## What is asked
Reproduce, character for character, the lines below from the first through the one with "(core) at (\midx,277);". Leave pictures out.

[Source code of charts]
----

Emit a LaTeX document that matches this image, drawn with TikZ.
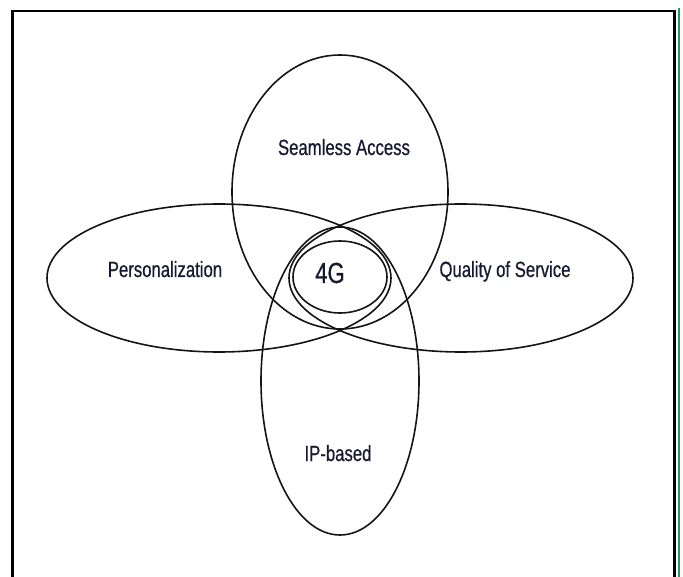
\documentclass[tikz,border=0pt]{standalone}
\usepackage{fontspec}
\setmainfont{Liberation Sans}
\newfontfamily\narrowfont[FakeStretch=0.76, FakeBold=0.6]{Liberation Sans}
\definecolor{labelink}{RGB}{22,25,48}
\definecolor{edgegreen}{RGB}{40,150,90}

\begin{document}
\begin{tikzpicture}[
            x=1pt, y=-1pt,
            ring/.style={draw=black!92, line width=1.6pt},
            area label/.style={font=\narrowfont\fontsize{22}{22}\selectfont, text=labelink, inner sep=0pt, anchor=base},
            core label/.style={area label, font=\narrowfont\fontsize{29}{29}\selectfont},
            frame line/.style={draw=black, line width=2.8pt},
            ]
            \useasboundingbox (0,0) rectangle (683,577);
            \def\midx{340}

            % frame
            \draw[frame line] (12.5,577) -- (12.5,11) -- (674.5,11) -- (674.5,577);
            \draw[edgegreen, line width=1.6pt] (679,8) -- (679,577);

            % circles
            \coordinate (access) at (\midx,192);
            \coordinate (person) at (\midx-121,278);
            \coordinate (quality) at (\midx+121,278);
            \coordinate (ip) at (\midx,381);
            \coordinate (core) at (\midx,277);

            \draw[ring] (access) ellipse [x radius=108, y radius=137];
            \draw[ring] (person) ellipse [x radius=172, y radius=74];
            \draw[ring] (quality) ellipse [x radius=172, y radius=74];
            \draw[ring] (ip) ellipse [x radius=79, y radius=154];
            \draw[ring] (core) ellipse [x radius=47, y radius=36];

            % labels
            \node[area label] (accesstext) at (344,155) {Seamless Access};
            \node[area label] (persontext) at (165,277) {Personalization};
            \node[area label] (qualitytext) at (505,277) {Quality of Service};
            \node[area label] (iptext) at (338,461) {IP-based};
            \node[core label] (coretext) at (330,283) {4G};
        \end{tikzpicture}
\end{document}
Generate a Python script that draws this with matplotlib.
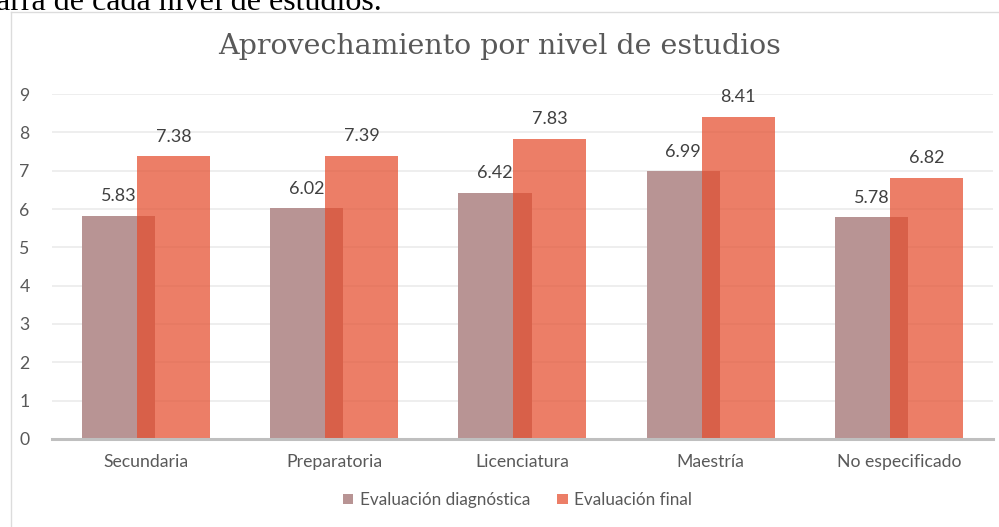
import matplotlib
matplotlib.use("Agg")
import matplotlib.pyplot as plt
from matplotlib.lines import Line2D
import numpy as np

niveles = ["Secundaria", "Preparatoria", "Licenciatura", "Maestría", "No especificado"]
diagnostica = [5.83, 6.02, 6.42, 6.99, 5.78]
final = [7.38, 7.39, 7.83, 8.41, 6.82]
series = ["Evaluación diagnóstica", "Evaluación final"]

plt.rcParams["font.family"] = ["Lato", "DejaVu Sans"]

fig = plt.figure(figsize=(9.99, 5.27), dpi=100)
ax = fig.add_axes([0.052, 0.167, 0.942, 0.6546])

x = np.arange(len(niveles))
w = 0.388
off = 0.146

b1 = ax.bar(x - off, diagnostica, w, color="#b89494", label=series[0], zorder=2)
b2 = ax.bar(x + off, final, w, color="#e54d2d", alpha=0.72, label=series[1], zorder=3)

for rect, v in zip(b1, diagnostica):
    ax.text(rect.get_x() + rect.get_width() / 2, v + 0.3, "%.2f" % v,
            ha="center", va="bottom", fontsize=13, color="#404040")
for rect, v in zip(b2, final):
    ax.text(rect.get_x() + rect.get_width() / 2, v + 0.3, "%.2f" % v,
            ha="center", va="bottom", fontsize=13, color="#404040")

ax.set_xlim(-0.5, len(niveles) - 0.5)
ax.set_ylim(0, 9)
ax.set_yticks(range(0, 10))
ax.set_xticks(x)
ax.set_xticklabels(niveles)
ax.tick_params(axis="both", length=0, labelsize=12.7, labelcolor="#595959")
ax.tick_params(axis="y", pad=16)
ax.tick_params(axis="x", pad=11)
ax.yaxis.grid(True, color="#ebebeb", linewidth=1.2, zorder=0)
ax.set_axisbelow(True)
for s in ["top", "right", "left"]:
    ax.spines[s].set_visible(False)
ax.spines["bottom"].set_color("#bfbfbf")
ax.spines["bottom"].set_linewidth(2.2)
ax.spines["bottom"].set_zorder(4)

fig.text(0.5, 1 - 47 / 527, "Aprovechamiento por nivel de estudios",
         ha="center", va="center", fontsize=20.5, color="#595959",
         family=["DejaVu Serif"])

leg = fig.legend(loc="center", bbox_to_anchor=(0.518, 1 - 500 / 527), ncol=2,
                 frameon=False, fontsize=12.3, handlelength=0.6, handleheight=0.6,
                 handletextpad=0.4, columnspacing=1.6)
for t in leg.get_texts():
    t.set_color("#595959")

# marco del grafico
fig.add_artist(Line2D([11 / 999, 11 / 999], [0, 1 - 12 / 527], color="#dcdcdc", linewidth=1.0))
fig.add_artist(Line2D([11 / 999, 1], [1 - 12 / 527, 1 - 12 / 527], color="#dcdcdc", linewidth=1.0))

# texto del documento recortado arriba
fig.text(-0.004, 1 - 10 / 527, "arra de cada nivel de estudios.", ha="left", va="baseline",
         fontsize=23, color="black", family=["Liberation Serif", "DejaVu Serif"])

fig.savefig("out.png", dpi=100)
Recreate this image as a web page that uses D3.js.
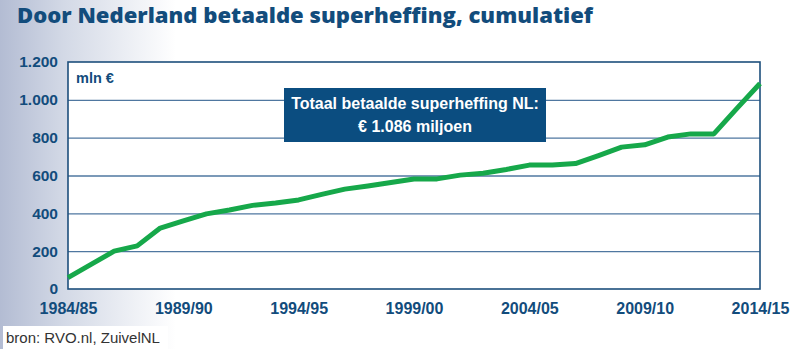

----

## Response
Emit a LaTeX document that matches this image, drawn with TikZ.
\documentclass[tikz,border=0pt]{standalone}
\usepackage{fontspec}
\setmainfont{Liberation Sans}
\newfontfamily\narrowfont[FakeStretch=0.76, FakeBold=0.6]{Liberation Sans}
\definecolor{labelink}{RGB}{22,25,48}
\definecolor{edgegreen}{RGB}{40,150,90}

\begin{document}
\begin{tikzpicture}[
            x=1pt, y=-1pt,
            ring/.style={draw=black!92, line width=1.6pt},
            area label/.style={font=\narrowfont\fontsize{22}{22}\selectfont, text=labelink, inner sep=0pt, anchor=base},
            core label/.style={area label, font=\narrowfont\fontsize{29}{29}\selectfont},
            frame line/.style={draw=black, line width=2.8pt},
            ]
            \useasboundingbox (0,0) rectangle (683,577);
            \def\midx{340}

            % frame
            \draw[frame line] (12.5,577) -- (12.5,11) -- (674.5,11) -- (674.5,577);
            \draw[edgegreen, line width=1.6pt] (679,8) -- (679,577);

            % circles
            \coordinate (access) at (\midx,192);
            \coordinate (person) at (\midx-121,278);
            \coordinate (quality) at (\midx+121,278);
            \coordinate (ip) at (\midx,381);
            \coordinate (core) at (\midx,277);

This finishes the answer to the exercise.